Rushdie was speaking Emory's India Summit on February 17, which was meant to cover new and emerging authors in India; however, the discussion was dominated by curiosity and concern over the decision.
Reporting on Sushdie’s comment, http://news.emory.edu/ said, “Following protests by the conservative religious group Shiksha Bachao Andolan Committee and a lawsuit filed by activist Dina Nath Batra, Penguin India settled the legal battle by agreeing to recall and destroy copies of ‘The Hindus: An Alternative History,’ which was published in 2009. The book is by Wendy Doniger, a professor at the University of Chicago Divinity School and noted Hinduism scholar.”

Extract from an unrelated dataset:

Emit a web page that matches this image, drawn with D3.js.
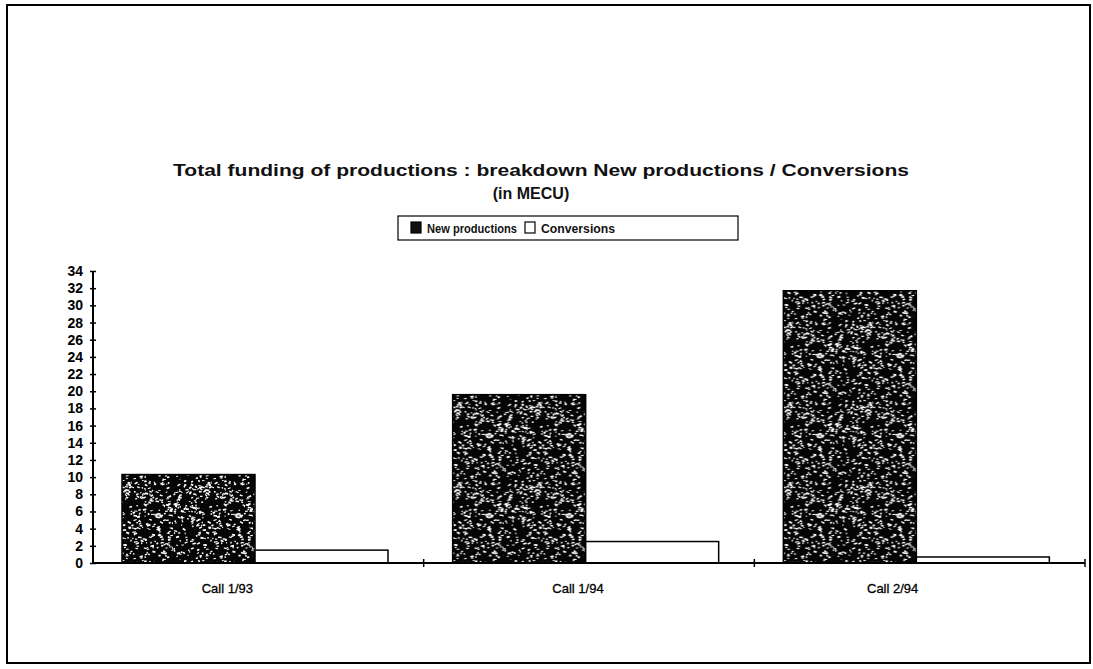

It added, “According to critics, the book violated a section of India's penal code that criminalizes ‘deliberate and malicious acts intended to outrage religious feelings of any class by insulting its religion or religious beliefs’."
"The casualness of the attacks on the arts in India and the broad of inertia of the mass of the public to the fact that these things are being done arises very little outrage, very little commentary. The attitude is 'if you got yourself banned, it is your fault because you did something you shouldn't have,'" Rushdie said.
"We are in the middle of a cultural emergency and the levels of oppression in the cultural area should worry us as much as the political oppression (in India) of the 1970s. There just isn't enough concern about it", he was quoted as saying.
Because of the way the law is written in India, authorities more often side with those attacking literature and art than the attackers, Rushdie said, adding, “The attitude of the masses in India ranges from apathy to acceptance of the idea that the law should prevent people from saying things that offend them."
He added, "The artist or writer or scholar or filmmaker is blamed for having done that. It is not the fault of the bigot attacking him, it is his fault for having inflamed the bigot. Nobody defends the right of people to say things that other people may not like. If we are prevented from saying something that might offend somebody else, no one will be able to say anything."
Calling Doniger's book an extraordinary work of scholarship, Rushdie said he was worried for the future of Indian culture if archaic laws continue to allow the oppression of writers and artists on the basis of offending someone. "Literature and art are created by artists who go to the edge and push the boundaries. The history of literature is full of this."
In any literature you can see courageous writers who stand against the status quo when they believe it is wrong. You do not have to do this, but you should be able to. It should not be criminalized if you do," he pointed out.